- **Stated goal**
Check each line of the listing for the word "React" and give only the number of lines that have it.

- **Recorded data**
**********

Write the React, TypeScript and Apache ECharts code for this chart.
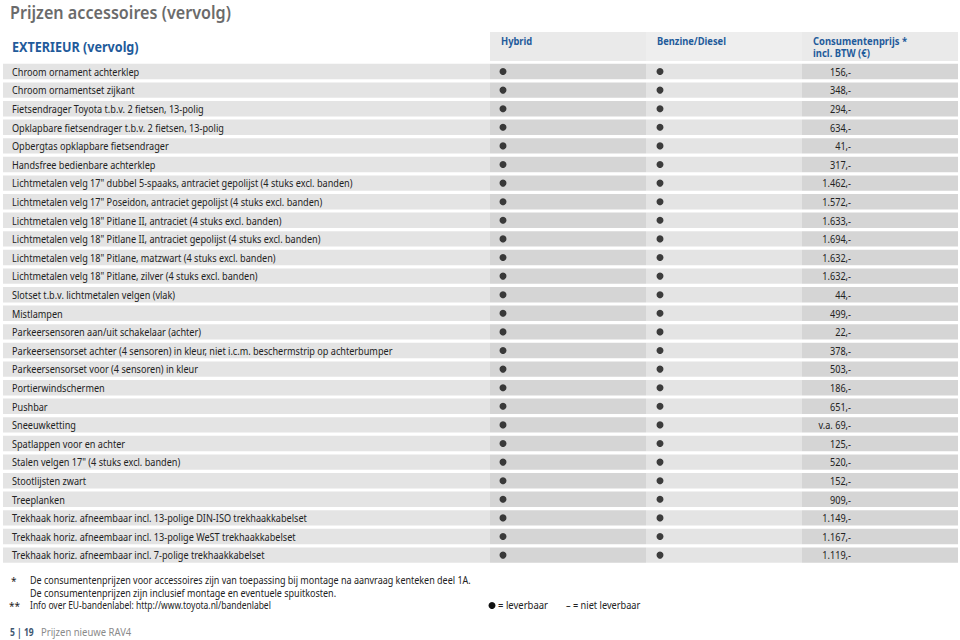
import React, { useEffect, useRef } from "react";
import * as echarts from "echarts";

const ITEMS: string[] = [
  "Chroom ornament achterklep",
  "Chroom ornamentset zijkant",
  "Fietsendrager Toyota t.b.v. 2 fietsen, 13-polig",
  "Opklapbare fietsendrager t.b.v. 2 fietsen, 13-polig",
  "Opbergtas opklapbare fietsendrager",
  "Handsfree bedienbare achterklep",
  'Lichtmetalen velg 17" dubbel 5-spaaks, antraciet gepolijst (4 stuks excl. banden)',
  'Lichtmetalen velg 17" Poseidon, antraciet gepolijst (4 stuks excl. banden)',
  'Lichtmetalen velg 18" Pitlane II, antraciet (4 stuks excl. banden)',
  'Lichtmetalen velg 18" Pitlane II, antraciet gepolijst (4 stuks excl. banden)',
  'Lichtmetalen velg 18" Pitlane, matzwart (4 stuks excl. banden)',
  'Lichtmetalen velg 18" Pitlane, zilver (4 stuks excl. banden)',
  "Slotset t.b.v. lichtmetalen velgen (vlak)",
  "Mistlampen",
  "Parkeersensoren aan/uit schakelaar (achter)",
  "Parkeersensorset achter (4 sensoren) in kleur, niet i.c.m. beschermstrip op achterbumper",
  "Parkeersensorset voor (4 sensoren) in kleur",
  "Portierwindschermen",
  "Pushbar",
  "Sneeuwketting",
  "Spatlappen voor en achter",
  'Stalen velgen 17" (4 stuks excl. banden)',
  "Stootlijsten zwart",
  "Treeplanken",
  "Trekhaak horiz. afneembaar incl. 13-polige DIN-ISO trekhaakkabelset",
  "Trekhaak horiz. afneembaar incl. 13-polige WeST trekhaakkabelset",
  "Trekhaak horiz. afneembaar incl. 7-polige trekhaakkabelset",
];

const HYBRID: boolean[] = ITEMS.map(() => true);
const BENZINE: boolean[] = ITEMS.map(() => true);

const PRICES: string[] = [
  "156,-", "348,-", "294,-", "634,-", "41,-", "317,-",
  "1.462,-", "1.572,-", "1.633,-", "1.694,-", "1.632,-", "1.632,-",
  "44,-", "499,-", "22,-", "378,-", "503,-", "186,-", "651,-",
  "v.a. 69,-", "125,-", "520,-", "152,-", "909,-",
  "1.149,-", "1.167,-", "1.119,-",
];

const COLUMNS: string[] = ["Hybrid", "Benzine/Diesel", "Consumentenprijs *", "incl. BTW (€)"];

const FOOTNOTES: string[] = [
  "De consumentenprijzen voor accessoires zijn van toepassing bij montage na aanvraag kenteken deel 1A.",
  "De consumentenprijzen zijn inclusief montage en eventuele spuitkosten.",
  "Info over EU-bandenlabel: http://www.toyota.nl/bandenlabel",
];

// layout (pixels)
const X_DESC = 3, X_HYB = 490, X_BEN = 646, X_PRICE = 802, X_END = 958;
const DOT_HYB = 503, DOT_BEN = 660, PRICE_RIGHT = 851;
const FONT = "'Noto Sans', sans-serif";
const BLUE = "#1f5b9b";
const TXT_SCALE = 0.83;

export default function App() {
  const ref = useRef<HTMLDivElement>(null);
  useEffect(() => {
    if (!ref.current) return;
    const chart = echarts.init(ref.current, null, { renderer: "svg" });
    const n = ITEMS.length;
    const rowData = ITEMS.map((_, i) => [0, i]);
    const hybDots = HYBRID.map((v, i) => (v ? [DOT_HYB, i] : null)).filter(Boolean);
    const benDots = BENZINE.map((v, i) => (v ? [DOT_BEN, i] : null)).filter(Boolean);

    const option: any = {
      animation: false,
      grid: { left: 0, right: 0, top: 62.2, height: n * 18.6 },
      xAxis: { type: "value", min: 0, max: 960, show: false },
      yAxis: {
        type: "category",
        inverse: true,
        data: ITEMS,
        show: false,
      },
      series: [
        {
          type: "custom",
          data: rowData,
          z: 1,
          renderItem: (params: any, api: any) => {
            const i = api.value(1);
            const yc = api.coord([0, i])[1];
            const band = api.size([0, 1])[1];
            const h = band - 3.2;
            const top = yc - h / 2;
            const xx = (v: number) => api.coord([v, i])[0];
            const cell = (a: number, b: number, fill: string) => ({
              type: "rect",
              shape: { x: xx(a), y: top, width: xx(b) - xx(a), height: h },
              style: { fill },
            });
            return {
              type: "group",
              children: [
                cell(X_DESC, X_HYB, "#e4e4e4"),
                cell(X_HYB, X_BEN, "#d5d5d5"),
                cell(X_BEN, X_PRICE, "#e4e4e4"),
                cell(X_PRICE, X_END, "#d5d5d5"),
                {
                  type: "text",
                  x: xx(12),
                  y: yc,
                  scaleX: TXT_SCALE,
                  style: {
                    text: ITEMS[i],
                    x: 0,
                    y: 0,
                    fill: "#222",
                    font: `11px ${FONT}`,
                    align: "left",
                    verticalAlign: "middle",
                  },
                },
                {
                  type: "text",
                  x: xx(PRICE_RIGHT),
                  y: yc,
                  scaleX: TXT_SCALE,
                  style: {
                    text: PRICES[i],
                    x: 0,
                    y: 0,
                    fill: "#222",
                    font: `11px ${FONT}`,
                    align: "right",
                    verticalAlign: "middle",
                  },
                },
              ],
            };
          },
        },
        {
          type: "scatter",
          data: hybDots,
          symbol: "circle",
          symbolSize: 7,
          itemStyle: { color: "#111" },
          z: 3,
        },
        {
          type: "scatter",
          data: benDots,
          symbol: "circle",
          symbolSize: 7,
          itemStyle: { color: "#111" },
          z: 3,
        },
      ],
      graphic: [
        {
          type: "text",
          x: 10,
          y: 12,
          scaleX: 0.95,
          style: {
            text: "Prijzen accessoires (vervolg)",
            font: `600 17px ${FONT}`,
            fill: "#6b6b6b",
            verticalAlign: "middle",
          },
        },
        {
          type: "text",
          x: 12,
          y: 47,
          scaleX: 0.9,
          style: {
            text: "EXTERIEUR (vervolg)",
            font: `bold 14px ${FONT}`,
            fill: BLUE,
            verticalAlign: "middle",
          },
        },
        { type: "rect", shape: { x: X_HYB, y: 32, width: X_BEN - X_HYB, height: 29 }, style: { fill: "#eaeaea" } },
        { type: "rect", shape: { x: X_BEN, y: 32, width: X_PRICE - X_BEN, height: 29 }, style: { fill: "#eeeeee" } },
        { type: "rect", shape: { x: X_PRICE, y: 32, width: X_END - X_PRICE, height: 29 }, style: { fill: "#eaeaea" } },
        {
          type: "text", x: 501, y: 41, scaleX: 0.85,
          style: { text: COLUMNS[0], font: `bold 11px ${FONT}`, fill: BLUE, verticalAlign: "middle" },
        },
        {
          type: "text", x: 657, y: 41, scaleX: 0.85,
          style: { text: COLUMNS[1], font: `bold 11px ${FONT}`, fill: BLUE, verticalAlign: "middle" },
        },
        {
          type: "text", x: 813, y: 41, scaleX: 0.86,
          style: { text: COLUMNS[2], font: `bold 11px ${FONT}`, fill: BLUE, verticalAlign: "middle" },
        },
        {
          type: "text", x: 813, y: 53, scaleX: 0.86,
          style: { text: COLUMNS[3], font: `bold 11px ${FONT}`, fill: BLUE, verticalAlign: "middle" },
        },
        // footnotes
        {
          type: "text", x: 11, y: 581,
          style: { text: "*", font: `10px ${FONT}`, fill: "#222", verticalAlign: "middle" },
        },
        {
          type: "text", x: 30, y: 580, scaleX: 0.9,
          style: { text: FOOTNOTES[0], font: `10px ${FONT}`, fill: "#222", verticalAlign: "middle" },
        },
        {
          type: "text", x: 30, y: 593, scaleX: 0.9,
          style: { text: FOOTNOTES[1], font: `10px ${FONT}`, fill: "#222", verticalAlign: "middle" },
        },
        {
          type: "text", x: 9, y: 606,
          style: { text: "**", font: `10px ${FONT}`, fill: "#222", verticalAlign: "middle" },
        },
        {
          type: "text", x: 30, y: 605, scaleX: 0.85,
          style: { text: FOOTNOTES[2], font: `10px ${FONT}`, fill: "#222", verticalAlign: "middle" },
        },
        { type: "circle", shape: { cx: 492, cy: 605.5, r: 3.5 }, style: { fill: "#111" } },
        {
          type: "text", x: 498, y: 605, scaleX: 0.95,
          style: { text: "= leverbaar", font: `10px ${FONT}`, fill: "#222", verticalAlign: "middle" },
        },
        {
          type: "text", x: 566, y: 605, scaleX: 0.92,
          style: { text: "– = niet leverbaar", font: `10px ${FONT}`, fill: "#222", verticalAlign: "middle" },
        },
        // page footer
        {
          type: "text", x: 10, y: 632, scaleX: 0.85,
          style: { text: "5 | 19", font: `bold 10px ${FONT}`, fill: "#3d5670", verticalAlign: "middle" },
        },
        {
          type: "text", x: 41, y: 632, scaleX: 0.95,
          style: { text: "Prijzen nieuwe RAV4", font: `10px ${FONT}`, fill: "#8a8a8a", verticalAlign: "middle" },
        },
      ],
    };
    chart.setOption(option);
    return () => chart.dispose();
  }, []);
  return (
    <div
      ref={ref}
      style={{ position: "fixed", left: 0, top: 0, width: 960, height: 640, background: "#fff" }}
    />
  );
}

**********

- **Task answer**
2